• _Task input_:

-- BEGIN --

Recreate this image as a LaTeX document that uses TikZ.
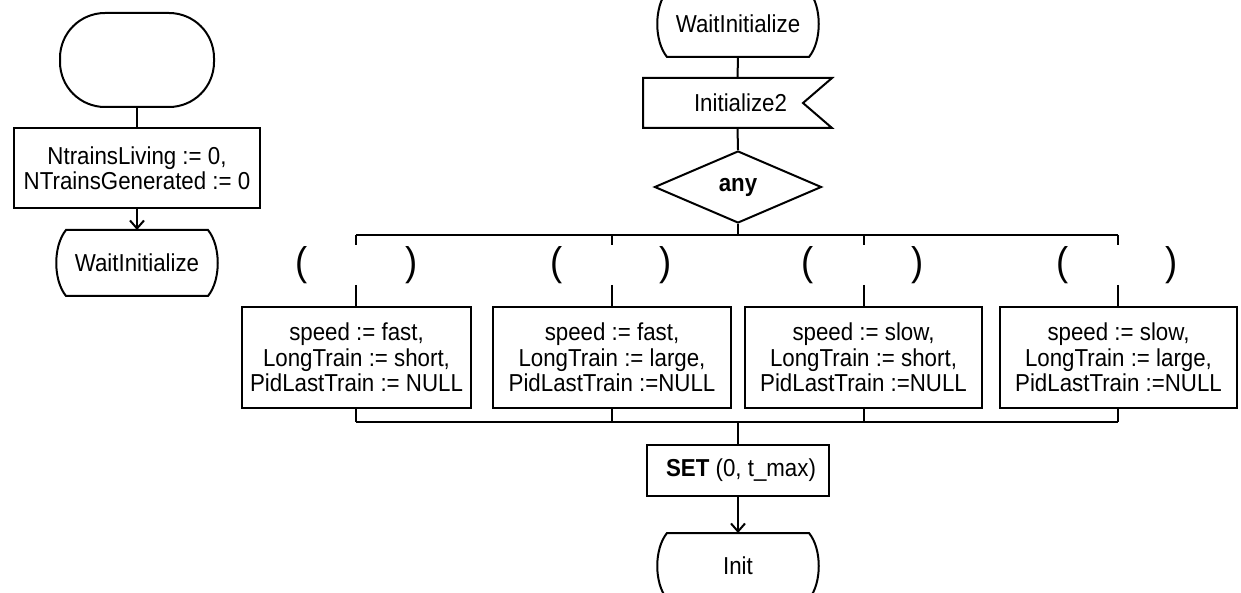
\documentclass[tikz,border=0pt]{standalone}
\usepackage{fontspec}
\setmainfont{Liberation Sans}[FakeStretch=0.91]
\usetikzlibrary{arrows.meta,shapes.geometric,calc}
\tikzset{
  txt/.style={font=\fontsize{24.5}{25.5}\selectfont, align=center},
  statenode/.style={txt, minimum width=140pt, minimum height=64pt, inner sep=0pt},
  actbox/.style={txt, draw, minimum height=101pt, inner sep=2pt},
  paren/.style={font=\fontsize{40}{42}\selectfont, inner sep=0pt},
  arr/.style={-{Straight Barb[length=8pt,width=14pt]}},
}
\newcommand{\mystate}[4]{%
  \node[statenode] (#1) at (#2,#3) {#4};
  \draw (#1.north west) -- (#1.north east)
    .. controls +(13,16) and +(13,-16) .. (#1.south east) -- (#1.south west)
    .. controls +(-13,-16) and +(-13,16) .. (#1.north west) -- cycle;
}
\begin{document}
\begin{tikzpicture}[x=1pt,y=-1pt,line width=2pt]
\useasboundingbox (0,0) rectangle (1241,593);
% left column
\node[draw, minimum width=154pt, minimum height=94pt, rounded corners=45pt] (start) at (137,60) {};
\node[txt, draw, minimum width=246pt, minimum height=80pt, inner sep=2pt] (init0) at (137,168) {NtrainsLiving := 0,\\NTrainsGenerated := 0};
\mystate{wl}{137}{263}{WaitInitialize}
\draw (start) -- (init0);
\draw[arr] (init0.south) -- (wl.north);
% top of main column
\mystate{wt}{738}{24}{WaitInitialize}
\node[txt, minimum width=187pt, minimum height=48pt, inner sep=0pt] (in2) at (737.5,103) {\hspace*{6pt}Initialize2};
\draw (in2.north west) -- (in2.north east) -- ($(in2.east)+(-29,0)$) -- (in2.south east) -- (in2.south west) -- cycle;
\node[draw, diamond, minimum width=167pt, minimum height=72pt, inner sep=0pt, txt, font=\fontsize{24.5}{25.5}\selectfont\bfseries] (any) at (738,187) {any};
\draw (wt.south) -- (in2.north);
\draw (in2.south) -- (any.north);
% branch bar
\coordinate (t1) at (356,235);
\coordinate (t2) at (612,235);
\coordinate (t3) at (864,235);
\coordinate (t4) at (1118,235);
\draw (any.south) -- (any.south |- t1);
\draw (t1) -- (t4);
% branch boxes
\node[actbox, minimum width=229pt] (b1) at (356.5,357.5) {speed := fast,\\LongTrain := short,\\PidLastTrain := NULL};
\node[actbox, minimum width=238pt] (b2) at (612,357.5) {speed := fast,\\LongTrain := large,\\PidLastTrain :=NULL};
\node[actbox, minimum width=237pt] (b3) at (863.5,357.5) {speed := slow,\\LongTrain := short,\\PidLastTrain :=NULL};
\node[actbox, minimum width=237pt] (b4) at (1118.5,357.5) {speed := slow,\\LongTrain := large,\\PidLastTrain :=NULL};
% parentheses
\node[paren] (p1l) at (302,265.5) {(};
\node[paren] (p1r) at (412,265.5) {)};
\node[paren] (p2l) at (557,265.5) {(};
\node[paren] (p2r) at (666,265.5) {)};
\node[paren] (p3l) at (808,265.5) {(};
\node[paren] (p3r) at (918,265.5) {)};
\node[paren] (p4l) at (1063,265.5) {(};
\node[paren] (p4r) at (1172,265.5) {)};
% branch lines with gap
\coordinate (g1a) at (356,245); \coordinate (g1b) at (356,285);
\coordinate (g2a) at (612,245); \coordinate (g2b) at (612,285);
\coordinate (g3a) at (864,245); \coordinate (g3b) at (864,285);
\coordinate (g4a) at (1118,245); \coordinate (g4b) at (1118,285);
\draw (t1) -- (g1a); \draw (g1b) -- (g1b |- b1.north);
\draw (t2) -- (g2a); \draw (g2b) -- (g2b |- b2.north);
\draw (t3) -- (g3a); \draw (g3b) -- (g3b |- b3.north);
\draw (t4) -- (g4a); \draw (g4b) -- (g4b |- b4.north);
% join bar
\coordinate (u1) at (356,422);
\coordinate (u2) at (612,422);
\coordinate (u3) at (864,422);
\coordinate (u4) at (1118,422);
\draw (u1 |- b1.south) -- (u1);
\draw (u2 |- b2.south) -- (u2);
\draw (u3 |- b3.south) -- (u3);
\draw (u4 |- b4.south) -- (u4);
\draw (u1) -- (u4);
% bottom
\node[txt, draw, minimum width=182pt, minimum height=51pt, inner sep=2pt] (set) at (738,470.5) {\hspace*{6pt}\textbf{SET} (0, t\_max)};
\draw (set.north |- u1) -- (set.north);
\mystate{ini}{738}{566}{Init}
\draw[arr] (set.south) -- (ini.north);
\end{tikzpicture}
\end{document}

-- END --
-- BEGIN --

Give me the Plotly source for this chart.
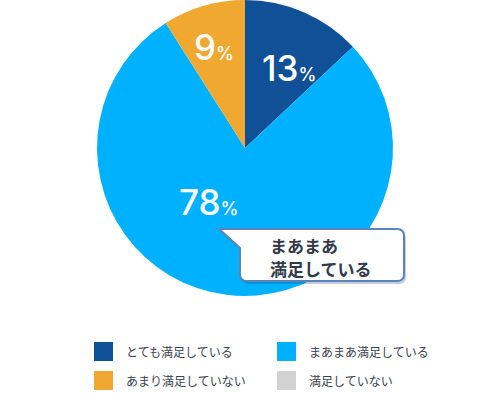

-- END --
-- BEGIN --

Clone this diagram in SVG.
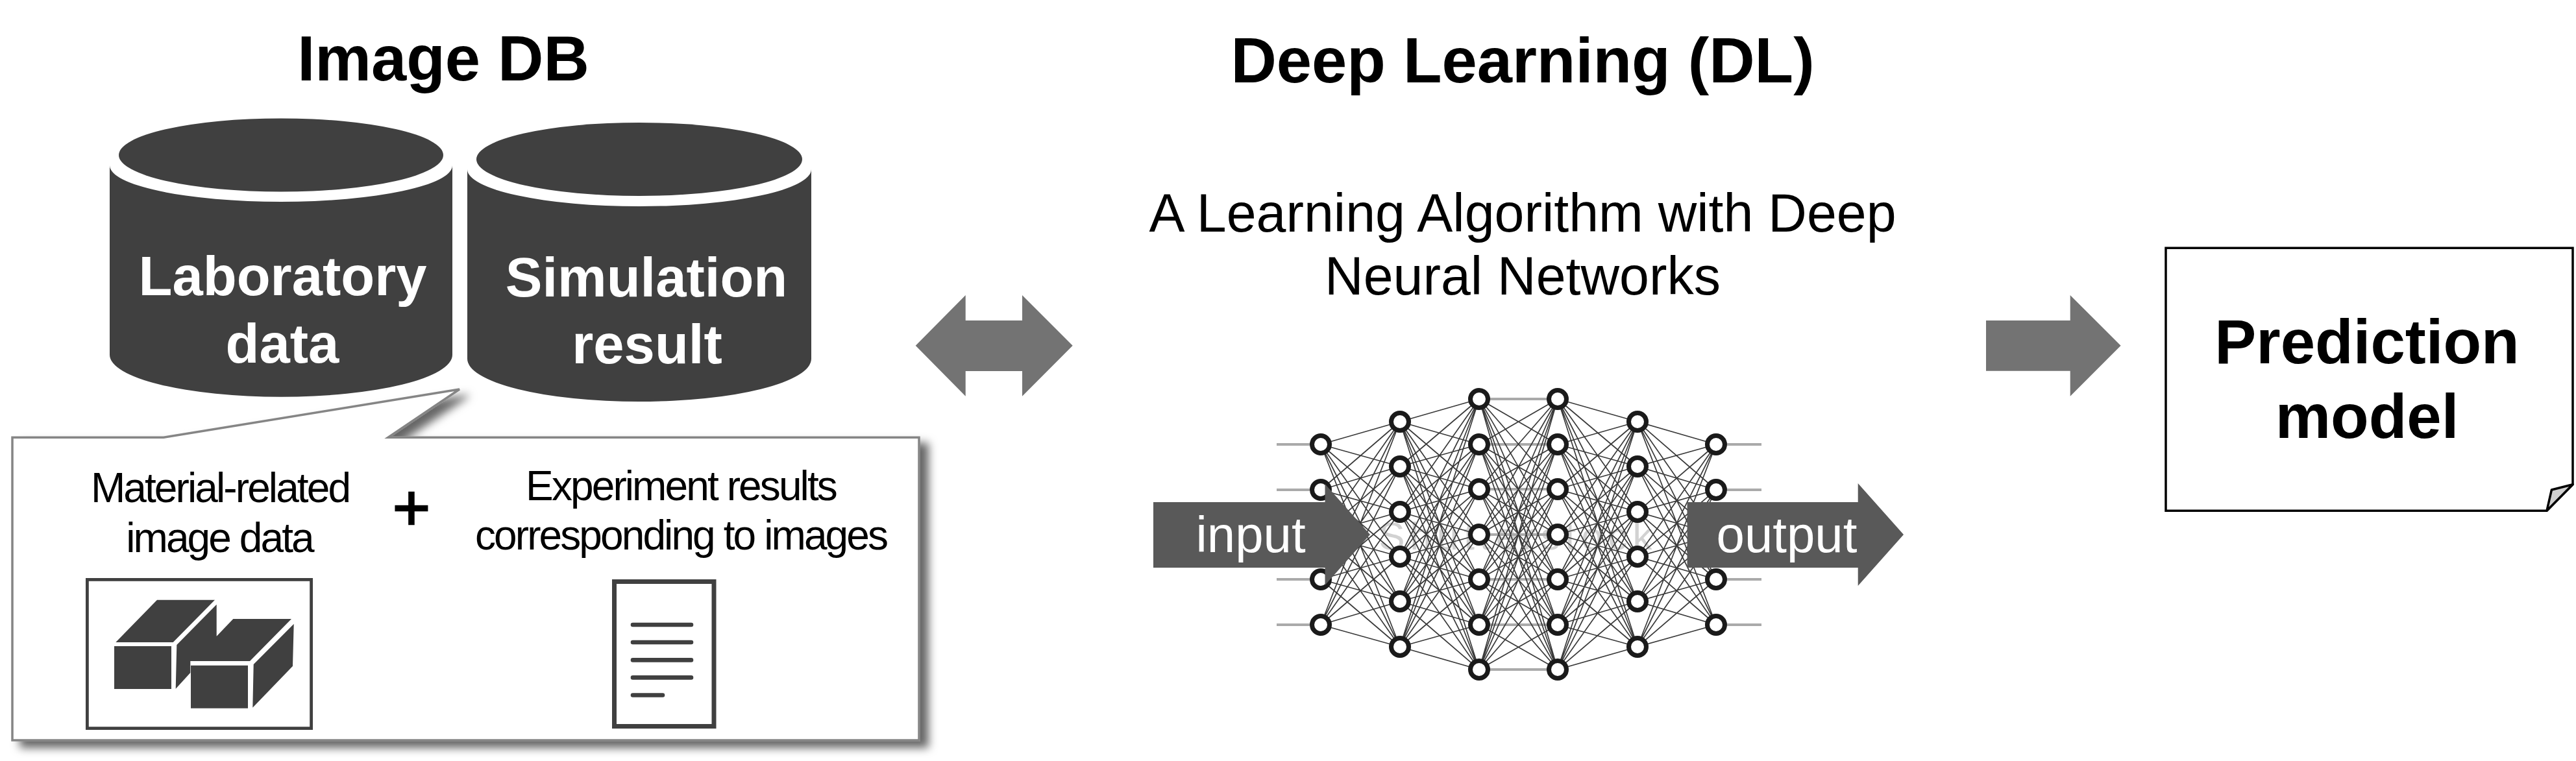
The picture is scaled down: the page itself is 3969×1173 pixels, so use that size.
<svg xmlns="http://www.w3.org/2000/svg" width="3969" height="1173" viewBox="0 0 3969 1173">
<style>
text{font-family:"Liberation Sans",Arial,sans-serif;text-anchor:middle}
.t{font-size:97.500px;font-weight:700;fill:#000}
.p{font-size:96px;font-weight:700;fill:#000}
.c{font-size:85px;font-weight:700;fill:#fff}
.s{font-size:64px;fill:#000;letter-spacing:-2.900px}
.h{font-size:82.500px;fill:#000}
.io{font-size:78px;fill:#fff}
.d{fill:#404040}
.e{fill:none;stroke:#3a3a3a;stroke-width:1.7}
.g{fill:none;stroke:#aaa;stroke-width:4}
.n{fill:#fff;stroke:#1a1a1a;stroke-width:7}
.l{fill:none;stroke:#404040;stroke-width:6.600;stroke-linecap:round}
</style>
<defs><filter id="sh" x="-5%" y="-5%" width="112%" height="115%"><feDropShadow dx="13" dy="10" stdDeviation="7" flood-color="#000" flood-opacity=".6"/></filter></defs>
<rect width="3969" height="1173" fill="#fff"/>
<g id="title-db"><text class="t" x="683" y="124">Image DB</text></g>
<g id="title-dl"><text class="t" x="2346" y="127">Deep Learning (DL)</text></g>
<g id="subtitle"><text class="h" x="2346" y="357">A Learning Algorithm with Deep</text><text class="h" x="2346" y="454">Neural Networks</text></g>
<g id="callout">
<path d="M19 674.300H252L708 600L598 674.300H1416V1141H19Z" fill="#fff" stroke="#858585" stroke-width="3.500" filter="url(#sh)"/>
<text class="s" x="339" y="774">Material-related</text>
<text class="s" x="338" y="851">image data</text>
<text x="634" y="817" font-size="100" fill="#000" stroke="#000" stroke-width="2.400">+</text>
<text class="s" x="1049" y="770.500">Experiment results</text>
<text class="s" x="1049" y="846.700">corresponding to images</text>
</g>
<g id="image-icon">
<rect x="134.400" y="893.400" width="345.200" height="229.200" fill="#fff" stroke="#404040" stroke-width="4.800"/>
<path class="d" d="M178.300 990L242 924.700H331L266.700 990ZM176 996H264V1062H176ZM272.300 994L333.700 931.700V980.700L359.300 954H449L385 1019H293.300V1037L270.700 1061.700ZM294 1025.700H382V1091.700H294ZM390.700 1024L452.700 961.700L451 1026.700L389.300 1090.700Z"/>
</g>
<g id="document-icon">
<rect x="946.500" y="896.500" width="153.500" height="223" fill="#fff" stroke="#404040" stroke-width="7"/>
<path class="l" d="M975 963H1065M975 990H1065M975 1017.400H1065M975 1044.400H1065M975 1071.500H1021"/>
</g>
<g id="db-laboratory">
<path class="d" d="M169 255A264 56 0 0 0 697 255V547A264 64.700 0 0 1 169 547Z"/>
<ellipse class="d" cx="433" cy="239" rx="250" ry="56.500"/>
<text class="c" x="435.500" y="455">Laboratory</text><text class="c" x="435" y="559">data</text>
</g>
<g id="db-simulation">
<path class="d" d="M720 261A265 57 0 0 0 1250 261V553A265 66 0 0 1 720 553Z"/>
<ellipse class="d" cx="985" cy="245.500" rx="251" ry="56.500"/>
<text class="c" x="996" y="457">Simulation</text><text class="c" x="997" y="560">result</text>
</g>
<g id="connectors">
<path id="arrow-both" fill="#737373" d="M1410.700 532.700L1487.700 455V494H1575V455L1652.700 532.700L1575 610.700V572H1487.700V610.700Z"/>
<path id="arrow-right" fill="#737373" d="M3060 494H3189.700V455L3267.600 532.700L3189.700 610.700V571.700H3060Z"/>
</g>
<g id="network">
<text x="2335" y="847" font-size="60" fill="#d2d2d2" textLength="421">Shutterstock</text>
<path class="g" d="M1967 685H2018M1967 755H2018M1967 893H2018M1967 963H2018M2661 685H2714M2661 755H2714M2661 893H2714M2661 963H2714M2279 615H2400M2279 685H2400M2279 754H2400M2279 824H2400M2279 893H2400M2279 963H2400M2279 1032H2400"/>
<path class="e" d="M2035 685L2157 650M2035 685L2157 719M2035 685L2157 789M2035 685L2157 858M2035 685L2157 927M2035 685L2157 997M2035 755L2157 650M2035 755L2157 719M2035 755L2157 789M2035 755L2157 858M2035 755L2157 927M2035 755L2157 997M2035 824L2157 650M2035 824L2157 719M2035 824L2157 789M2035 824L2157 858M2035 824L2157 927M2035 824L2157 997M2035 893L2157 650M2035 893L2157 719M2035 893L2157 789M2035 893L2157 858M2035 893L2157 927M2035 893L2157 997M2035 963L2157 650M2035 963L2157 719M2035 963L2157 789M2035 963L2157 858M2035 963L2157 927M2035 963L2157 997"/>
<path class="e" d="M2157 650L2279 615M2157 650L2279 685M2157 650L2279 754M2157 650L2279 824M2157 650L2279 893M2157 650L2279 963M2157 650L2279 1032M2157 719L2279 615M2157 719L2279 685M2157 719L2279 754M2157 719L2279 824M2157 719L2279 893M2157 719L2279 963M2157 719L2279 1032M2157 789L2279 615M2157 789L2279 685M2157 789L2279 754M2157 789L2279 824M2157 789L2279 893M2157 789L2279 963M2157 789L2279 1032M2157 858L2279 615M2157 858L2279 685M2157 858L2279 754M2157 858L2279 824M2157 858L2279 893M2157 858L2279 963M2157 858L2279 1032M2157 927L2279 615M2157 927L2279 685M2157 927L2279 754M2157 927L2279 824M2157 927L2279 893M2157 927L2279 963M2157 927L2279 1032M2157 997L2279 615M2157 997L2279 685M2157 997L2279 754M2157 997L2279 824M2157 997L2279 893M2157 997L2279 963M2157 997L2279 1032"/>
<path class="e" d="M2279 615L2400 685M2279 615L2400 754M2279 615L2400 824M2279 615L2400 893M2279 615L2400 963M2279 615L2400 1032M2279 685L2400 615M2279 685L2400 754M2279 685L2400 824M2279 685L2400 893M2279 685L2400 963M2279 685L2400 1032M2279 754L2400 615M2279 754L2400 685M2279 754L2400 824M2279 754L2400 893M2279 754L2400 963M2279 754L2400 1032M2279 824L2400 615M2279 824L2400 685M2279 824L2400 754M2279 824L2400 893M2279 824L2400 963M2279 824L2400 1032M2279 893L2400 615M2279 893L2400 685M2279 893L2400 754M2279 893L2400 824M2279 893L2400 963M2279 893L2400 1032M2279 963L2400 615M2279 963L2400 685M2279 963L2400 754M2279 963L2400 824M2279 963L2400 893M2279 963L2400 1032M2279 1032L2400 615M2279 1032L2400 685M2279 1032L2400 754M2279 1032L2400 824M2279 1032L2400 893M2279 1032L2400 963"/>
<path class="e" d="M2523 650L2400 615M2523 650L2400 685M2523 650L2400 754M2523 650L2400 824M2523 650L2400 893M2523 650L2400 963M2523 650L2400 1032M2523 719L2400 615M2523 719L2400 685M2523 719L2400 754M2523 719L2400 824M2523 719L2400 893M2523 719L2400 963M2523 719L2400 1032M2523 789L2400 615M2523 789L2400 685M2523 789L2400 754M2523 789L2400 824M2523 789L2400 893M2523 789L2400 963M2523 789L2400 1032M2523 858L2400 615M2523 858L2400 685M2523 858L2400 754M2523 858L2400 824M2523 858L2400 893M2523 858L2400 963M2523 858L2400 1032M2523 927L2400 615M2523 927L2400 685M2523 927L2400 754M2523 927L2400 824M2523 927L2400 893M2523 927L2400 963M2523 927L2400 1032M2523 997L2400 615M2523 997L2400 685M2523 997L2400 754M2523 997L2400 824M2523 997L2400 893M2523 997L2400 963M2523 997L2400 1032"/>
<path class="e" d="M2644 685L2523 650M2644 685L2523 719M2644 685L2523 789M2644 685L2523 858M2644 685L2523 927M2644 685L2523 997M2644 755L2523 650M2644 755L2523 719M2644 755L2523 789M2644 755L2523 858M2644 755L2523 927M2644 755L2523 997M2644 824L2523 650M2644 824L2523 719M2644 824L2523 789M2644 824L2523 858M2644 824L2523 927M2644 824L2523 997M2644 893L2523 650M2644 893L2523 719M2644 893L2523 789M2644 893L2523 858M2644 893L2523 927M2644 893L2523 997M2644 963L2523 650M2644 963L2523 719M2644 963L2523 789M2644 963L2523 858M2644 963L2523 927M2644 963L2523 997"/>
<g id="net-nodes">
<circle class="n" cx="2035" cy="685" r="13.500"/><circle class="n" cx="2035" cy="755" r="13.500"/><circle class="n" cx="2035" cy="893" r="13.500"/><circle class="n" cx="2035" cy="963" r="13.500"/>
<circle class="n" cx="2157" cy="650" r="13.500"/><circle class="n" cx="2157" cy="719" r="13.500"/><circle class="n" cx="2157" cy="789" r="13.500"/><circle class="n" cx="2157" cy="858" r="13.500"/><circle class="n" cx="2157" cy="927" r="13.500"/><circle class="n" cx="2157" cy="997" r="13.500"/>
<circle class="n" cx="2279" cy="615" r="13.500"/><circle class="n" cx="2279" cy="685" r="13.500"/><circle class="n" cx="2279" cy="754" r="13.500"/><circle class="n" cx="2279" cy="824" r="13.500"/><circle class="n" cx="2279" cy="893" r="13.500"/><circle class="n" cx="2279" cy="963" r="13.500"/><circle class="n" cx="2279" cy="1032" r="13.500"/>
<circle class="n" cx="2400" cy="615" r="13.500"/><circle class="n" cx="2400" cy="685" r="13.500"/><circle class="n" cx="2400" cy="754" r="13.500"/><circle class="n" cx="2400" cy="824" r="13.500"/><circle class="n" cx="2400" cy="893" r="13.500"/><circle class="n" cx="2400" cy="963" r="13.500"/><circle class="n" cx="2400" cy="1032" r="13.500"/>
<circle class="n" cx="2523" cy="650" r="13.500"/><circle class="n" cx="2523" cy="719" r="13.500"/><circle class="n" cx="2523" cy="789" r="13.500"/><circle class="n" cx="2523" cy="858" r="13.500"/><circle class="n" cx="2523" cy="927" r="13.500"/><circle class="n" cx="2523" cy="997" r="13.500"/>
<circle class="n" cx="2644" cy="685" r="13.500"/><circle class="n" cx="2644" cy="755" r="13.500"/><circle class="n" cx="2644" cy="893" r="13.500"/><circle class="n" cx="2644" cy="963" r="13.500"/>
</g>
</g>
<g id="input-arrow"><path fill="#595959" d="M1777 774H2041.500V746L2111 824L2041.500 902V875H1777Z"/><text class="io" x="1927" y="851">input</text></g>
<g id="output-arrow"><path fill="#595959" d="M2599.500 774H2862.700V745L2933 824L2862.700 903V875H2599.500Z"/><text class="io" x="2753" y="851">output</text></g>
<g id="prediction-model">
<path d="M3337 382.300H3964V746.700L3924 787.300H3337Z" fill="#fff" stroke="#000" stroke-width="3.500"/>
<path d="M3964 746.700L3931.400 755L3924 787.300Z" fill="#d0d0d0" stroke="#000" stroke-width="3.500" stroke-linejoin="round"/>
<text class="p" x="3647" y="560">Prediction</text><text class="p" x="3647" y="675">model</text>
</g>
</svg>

-- END --

• _Given task_:
Identify every line holding the word "that" and copy it out.

• _Exercise output_:
Recreate this image as a LaTeX document that uses TikZ.
The picture is scaled down: the page itself is 3969×1173 pixels, so use that size.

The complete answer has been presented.